A queer fish with an odd relationship with the legal department, from whose bosom the very idea of a “structurer” originated. Structurers, and legal structurers, are some kind of odd hybrid between Sales and Trading, hired onto the desk in the dog days of 2005 (when anyone actually did “structuring”) to salt away the fiddly details of a complex derivative trade that Trading can’t model and Sales has no hope of understanding, let alone giving the merest toss about. Structurers are essentially lawyers that have got a bit giddy about working in an investment bank.
Whether she is a legal übermensch who has overcome her basic nature to become something greater, or just a runt who, having proven unable to hack the rigours of unadulterated legal practice, has succumbed to her own mortal weakness, is a matter of conjecture. Opinions are divided: structurers will tell you it’s the former; unreconstructed in-house lawyers will swear it’s the latter — each talks her own book, in other words — though the irony is that private practice lawyers will say exactly the same thing about those who have gone in-house.

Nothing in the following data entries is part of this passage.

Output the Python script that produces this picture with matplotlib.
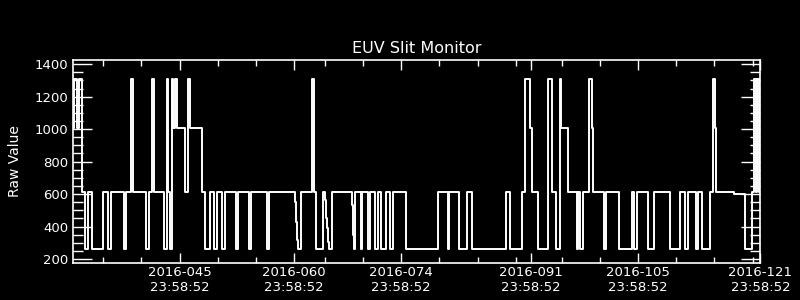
import numpy as np
import matplotlib
matplotlib.use("Agg")
import matplotlib.pyplot as plt

# Step changes of the slit monitor: day of year (2016) where each level starts
change_days = [
    32.00, 32.17, 32.60, 32.79, 33.26, 33.65, 34.00, 34.53, 36.01, 36.62,
    36.97, 38.68, 39.02, 39.67, 39.93, 41.63, 41.99, 42.42, 42.68, 43.99,
    44.30, 44.43, 44.70, 45.04, 45.17, 45.35, 45.61, 46.66, 47.05, 47.39,
    48.96, 49.36, 50.01, 50.53, 50.93, 51.58, 51.97, 53.34, 53.68, 55.04,
    55.38, 57.39, 57.73, 61.14, 61.27, 61.40, 61.53, 61.92, 63.36, 63.62,
    63.89, 64.80, 65.06, 65.19, 65.33, 65.46, 65.59, 65.98, 68.60, 68.73,
    68.86, 68.95, 69.74, 69.91, 70.61, 70.95, 71.53, 71.92, 72.39, 73.05,
    73.57, 73.96, 75.59, 79.85, 81.08, 81.29, 82.60, 83.65, 84.30, 88.68,
    89.28, 90.85, 91.24, 91.82, 92.05, 92.94, 94.25, 94.78, 95.30, 95.82,
    95.92, 96.87, 97.97, 98.18, 98.44, 98.83, 99.54, 99.93, 100.14, 101.50,
    101.84, 103.55, 105.21, 105.51, 105.90, 107.24, 108.13, 110.22, 111.53, 112.18,
    112.58, 113.55, 113.89, 114.41, 115.38, 115.85, 116.11, 116.24, 118.56, 120.00,
    120.88, 121.11, 121.44, 121.57, 121.83, 122.00,
]
raw_values = [
    1005, 1310, 1005, 1310, 612, 262, 612, 262, 612, 262,
    612, 262, 612, 1310, 612, 262, 612, 1310, 612, 262,
    1310, 612, 262, 1310, 1005, 1310, 1005, 612, 1310, 1005,
    612, 262, 612, 262, 612, 262, 612, 262, 612, 262,
    612, 262, 612, 553, 430, 318, 262, 612, 1310, 612,
    262, 612, 564, 451, 390, 307, 262, 612, 533, 348,
    262, 612, 262, 612, 262, 612, 262, 612, 262, 612,
    262, 612, 262, 612, 262, 612, 262, 612, 262, 612,
    262, 612, 1310, 1005, 612, 262, 1310, 612, 262, 1310,
    1005, 612, 262, 612, 262, 612, 1310, 1005, 612, 262,
    612, 262, 612, 262, 612, 262, 612, 262, 612, 262,
    612, 262, 612, 262, 612, 1310, 1005, 612, 600, 262,
    612, 1310, 612, 1310, 612, 612,
]

major_days = [45, 60, 74, 91, 105, 121]
minor_days = [35, 40, 50, 55, 64, 69, 79, 84, 89, 95, 100, 110, 115, 120]
tick_time = "23:58:52"
y_major = [200, 400, 600, 800, 1000, 1200, 1400]

END_OF_DAY = 1 - 68 / 86400.0  # 23:58:52 as fraction of a day

fig = plt.figure(figsize=(8, 3), dpi=100, facecolor="black")
ax = fig.add_axes([0.0909, 0.1233, 0.8595, 0.6777], facecolor="black")

ax.plot(change_days, raw_values, drawstyle="steps-post", color="white", lw=1.4)

ax.set_xlim(31 + END_OF_DAY, 121 + END_OF_DAY)
ax.set_ylim(175, 1428)

ax.set_xticks([d + END_OF_DAY for d in major_days])
ax.set_xticklabels([f"2016-{d:03d}\n{tick_time}" for d in major_days])
ax.set_xticks([d + END_OF_DAY for d in minor_days], minor=True)
ax.set_yticks(y_major)
ax.set_yticks(np.arange(200, 1401, 50), minor=True)

ax.tick_params(axis="both", which="both", direction="in", colors="white",
               top=True, right=True, labelsize=9.5, width=1)
ax.tick_params(axis="x", which="major", length=7, pad=2)
ax.tick_params(axis="x", which="minor", length=4)
ax.tick_params(axis="y", which="major", length=14, pad=3)
ax.tick_params(axis="y", which="minor", length=7)

for spine in ax.spines.values():
    spine.set_color("white")
    spine.set_linewidth(1.2)

ax.set_title("EUV Slit Monitor", color="white", fontsize=11.5, pad=5)
ax.set_ylabel("Raw Value", color="white", fontsize=10, labelpad=9)

fig.savefig("out.png", dpi=100, facecolor="black")
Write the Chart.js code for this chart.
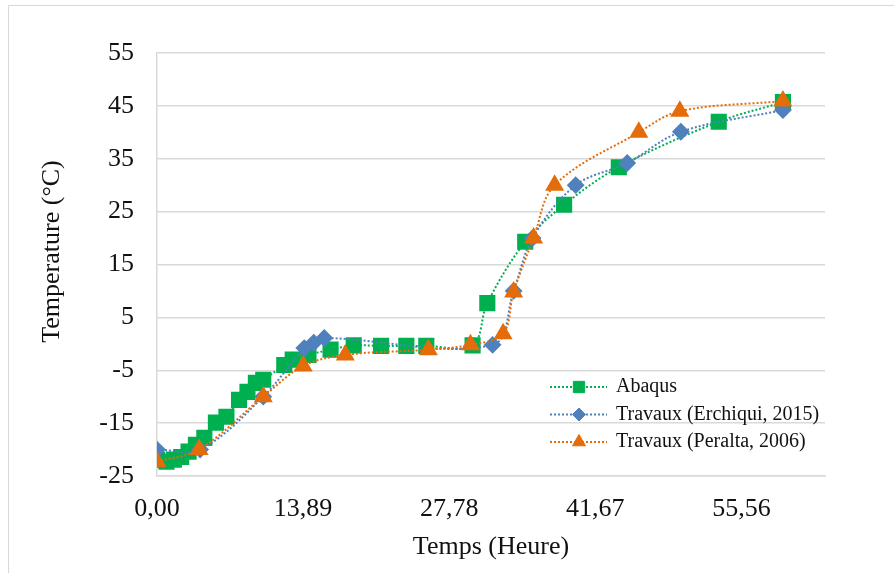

In any case, structurers tend to obsess about legal details, to the exasperation of those in legal whose job it actually is to obsess about this. Observe the effect this has on legal product: when two factions in the same camp are trying to outdo each other’s pedantry before the other side has even had a look, there is scant hope that the document will avoid disaster: it was this kind of internal arms race, after all, that led to the CDO cubed.
Structurers will not advance their odd relationship with the legal department should, in their excitement with their new life, stray into overfamiliarity with former colleagues still consigned to the old one. For example the following, when uttered by a newly-migrated structurer who, a few short days ago, worked, felt dawn, saw sunset glow, loved and was himself a beloved member of the legal team, is apt to “take the biscuit”:
- “Hi Legal Eagles!!
- Can you turn around this tsht for me by COB?
Should he continue in this vein young sir will, with indecent speed, find himself quite unbelovèd by his alma mater. Those who remain will regard him with the fondness surviving members of MI6 — the ones who weren’t betrayed and murdered by a filthy double-crosser — have for Kim Philby. Their humour will not be improved by being addressed as “legal eagles”.